↓

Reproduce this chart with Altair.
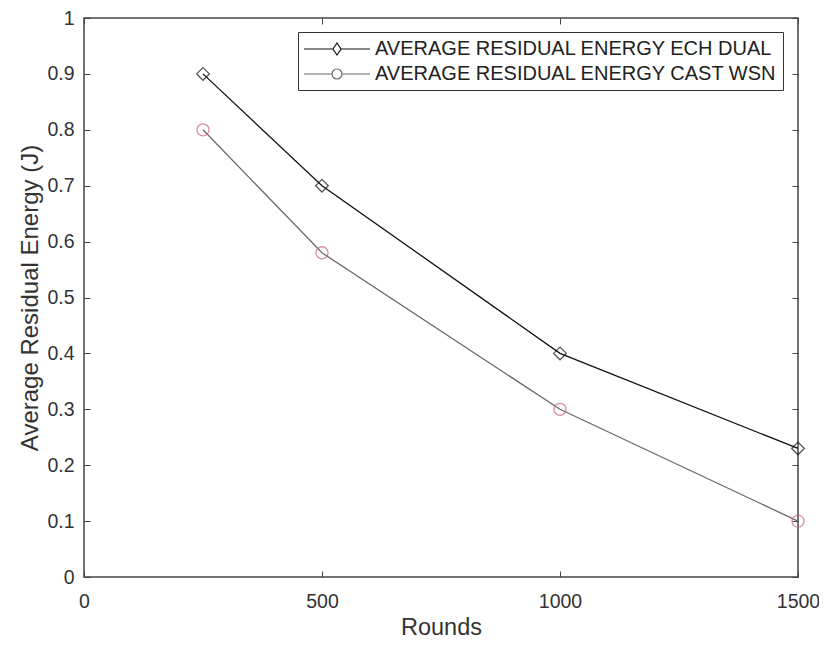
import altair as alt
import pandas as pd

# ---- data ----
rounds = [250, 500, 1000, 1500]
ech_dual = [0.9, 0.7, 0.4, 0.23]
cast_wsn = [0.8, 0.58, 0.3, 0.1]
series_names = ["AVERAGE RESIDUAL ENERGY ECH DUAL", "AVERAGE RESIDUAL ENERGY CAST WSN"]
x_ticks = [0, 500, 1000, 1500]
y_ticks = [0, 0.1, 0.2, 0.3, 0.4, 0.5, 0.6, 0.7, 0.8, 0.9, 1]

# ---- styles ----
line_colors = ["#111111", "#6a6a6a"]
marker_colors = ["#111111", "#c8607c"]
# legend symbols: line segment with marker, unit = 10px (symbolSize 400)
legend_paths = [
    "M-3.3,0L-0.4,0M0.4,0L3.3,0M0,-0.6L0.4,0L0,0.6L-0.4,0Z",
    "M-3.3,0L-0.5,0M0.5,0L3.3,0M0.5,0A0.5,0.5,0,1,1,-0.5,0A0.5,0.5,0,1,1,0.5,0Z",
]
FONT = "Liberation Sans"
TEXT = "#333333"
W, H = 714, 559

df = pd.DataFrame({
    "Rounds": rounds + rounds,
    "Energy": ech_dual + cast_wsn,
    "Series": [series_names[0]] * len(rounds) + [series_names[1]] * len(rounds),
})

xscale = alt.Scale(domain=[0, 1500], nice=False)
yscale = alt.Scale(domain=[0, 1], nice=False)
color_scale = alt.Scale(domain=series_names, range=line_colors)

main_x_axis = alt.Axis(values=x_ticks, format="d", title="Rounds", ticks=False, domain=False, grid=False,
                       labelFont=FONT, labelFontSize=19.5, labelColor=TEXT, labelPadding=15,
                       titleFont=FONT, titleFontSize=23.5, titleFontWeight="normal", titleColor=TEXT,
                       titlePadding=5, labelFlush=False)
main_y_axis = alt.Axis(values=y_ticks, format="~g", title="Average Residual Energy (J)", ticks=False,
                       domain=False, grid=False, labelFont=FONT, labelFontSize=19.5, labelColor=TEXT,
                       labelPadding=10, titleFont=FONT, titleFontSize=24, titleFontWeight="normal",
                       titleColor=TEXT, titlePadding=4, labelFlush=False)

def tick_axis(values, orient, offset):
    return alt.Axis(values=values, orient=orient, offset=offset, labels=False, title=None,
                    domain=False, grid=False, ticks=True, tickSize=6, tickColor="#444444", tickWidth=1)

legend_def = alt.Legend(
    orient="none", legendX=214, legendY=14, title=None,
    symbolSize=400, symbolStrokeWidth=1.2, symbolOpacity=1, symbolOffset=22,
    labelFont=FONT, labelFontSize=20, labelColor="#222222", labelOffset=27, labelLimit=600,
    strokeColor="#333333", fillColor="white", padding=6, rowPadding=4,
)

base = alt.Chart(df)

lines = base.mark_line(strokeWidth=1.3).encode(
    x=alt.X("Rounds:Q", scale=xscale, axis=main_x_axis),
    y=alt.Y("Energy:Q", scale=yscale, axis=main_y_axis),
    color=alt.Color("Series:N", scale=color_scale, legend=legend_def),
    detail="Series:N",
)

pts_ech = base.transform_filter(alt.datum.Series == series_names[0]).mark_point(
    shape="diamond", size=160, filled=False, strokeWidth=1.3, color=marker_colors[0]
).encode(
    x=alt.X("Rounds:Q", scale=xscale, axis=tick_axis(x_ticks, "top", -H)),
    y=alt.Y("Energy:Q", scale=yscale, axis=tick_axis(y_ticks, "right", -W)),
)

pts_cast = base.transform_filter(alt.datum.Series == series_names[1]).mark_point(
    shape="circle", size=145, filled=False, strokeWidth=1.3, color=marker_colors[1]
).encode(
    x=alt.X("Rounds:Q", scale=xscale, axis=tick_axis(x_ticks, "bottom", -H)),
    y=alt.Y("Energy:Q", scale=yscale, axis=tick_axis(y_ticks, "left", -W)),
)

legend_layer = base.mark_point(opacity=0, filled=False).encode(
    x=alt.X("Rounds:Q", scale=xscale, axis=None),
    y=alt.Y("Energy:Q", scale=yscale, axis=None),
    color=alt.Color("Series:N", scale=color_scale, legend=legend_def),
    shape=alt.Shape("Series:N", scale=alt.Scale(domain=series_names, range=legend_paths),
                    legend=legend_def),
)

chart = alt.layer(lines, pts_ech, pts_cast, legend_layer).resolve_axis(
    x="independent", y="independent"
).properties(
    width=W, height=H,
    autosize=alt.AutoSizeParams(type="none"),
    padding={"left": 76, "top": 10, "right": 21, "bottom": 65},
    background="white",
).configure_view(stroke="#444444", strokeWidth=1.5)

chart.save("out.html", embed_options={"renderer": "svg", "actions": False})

↑

PROMPT: Write out the whole listing exactly, and drop the pictures.

PROBLEM SOLUTION:
Reproduce this chart with Altair.
import altair as alt
import pandas as pd

# ---- data ----
rounds = [250, 500, 1000, 1500]
ech_dual = [0.9, 0.7, 0.4, 0.23]
cast_wsn = [0.8, 0.58, 0.3, 0.1]
series_names = ["AVERAGE RESIDUAL ENERGY ECH DUAL", "AVERAGE RESIDUAL ENERGY CAST WSN"]
x_ticks = [0, 500, 1000, 1500]
y_ticks = [0, 0.1, 0.2, 0.3, 0.4, 0.5, 0.6, 0.7, 0.8, 0.9, 1]

# ---- styles ----
line_colors = ["#111111", "#6a6a6a"]
marker_colors = ["#111111", "#c8607c"]
# legend symbols: line segment with marker, unit = 10px (symbolSize 400)
legend_paths = [
    "M-3.3,0L-0.4,0M0.4,0L3.3,0M0,-0.6L0.4,0L0,0.6L-0.4,0Z",
    "M-3.3,0L-0.5,0M0.5,0L3.3,0M0.5,0A0.5,0.5,0,1,1,-0.5,0A0.5,0.5,0,1,1,0.5,0Z",
]
FONT = "Liberation Sans"
TEXT = "#333333"
W, H = 714, 559

df = pd.DataFrame({
    "Rounds": rounds + rounds,
    "Energy": ech_dual + cast_wsn,
    "Series": [series_names[0]] * len(rounds) + [series_names[1]] * len(rounds),
})

xscale = alt.Scale(domain=[0, 1500], nice=False)
yscale = alt.Scale(domain=[0, 1], nice=False)
color_scale = alt.Scale(domain=series_names, range=line_colors)

main_x_axis = alt.Axis(values=x_ticks, format="d", title="Rounds", ticks=False, domain=False, grid=False,
                       labelFont=FONT, labelFontSize=19.5, labelColor=TEXT, labelPadding=15,
                       titleFont=FONT, titleFontSize=23.5, titleFontWeight="normal", titleColor=TEXT,
                       titlePadding=5, labelFlush=False)
main_y_axis = alt.Axis(values=y_ticks, format="~g", title="Average Residual Energy (J)", ticks=False,
                       domain=False, grid=False, labelFont=FONT, labelFontSize=19.5, labelColor=TEXT,
                       labelPadding=10, titleFont=FONT, titleFontSize=24, titleFontWeight="normal",
                       titleColor=TEXT, titlePadding=4, labelFlush=False)

def tick_axis(values, orient, offset):
    return alt.Axis(values=values, orient=orient, offset=offset, labels=False, title=None,
                    domain=False, grid=False, ticks=True, tickSize=6, tickColor="#444444", tickWidth=1)

legend_def = alt.Legend(
    orient="none", legendX=214, legendY=14, title=None,
    symbolSize=400, symbolStrokeWidth=1.2, symbolOpacity=1, symbolOffset=22,
    labelFont=FONT, labelFontSize=20, labelColor="#222222", labelOffset=27, labelLimit=600,
    strokeColor="#333333", fillColor="white", padding=6, rowPadding=4,
)

base = alt.Chart(df)

lines = base.mark_line(strokeWidth=1.3).encode(
    x=alt.X("Rounds:Q", scale=xscale, axis=main_x_axis),
    y=alt.Y("Energy:Q", scale=yscale, axis=main_y_axis),
    color=alt.Color("Series:N", scale=color_scale, legend=legend_def),
    detail="Series:N",
)

pts_ech = base.transform_filter(alt.datum.Series == series_names[0]).mark_point(
    shape="diamond", size=160, filled=False, strokeWidth=1.3, color=marker_colors[0]
).encode(
    x=alt.X("Rounds:Q", scale=xscale, axis=tick_axis(x_ticks, "top", -H)),
    y=alt.Y("Energy:Q", scale=yscale, axis=tick_axis(y_ticks, "right", -W)),
)

pts_cast = base.transform_filter(alt.datum.Series == series_names[1]).mark_point(
    shape="circle", size=145, filled=False, strokeWidth=1.3, color=marker_colors[1]
).encode(
    x=alt.X("Rounds:Q", scale=xscale, axis=tick_axis(x_ticks, "bottom", -H)),
    y=alt.Y("Energy:Q", scale=yscale, axis=tick_axis(y_ticks, "left", -W)),
)

legend_layer = base.mark_point(opacity=0, filled=False).encode(
    x=alt.X("Rounds:Q", scale=xscale, axis=None),
    y=alt.Y("Energy:Q", scale=yscale, axis=None),
    color=alt.Color("Series:N", scale=color_scale, legend=legend_def),
    shape=alt.Shape("Series:N", scale=alt.Scale(domain=series_names, range=legend_paths),
                    legend=legend_def),
)

chart = alt.layer(lines, pts_ech, pts_cast, legend_layer).resolve_axis(
    x="independent", y="independent"
).properties(
    width=W, height=H,
    autosize=alt.AutoSizeParams(type="none"),
    padding={"left": 76, "top": 10, "right": 21, "bottom": 65},
    background="white",
).configure_view(stroke="#444444", strokeWidth=1.5)

chart.save("out.html", embed_options={"renderer": "svg", "actions": False})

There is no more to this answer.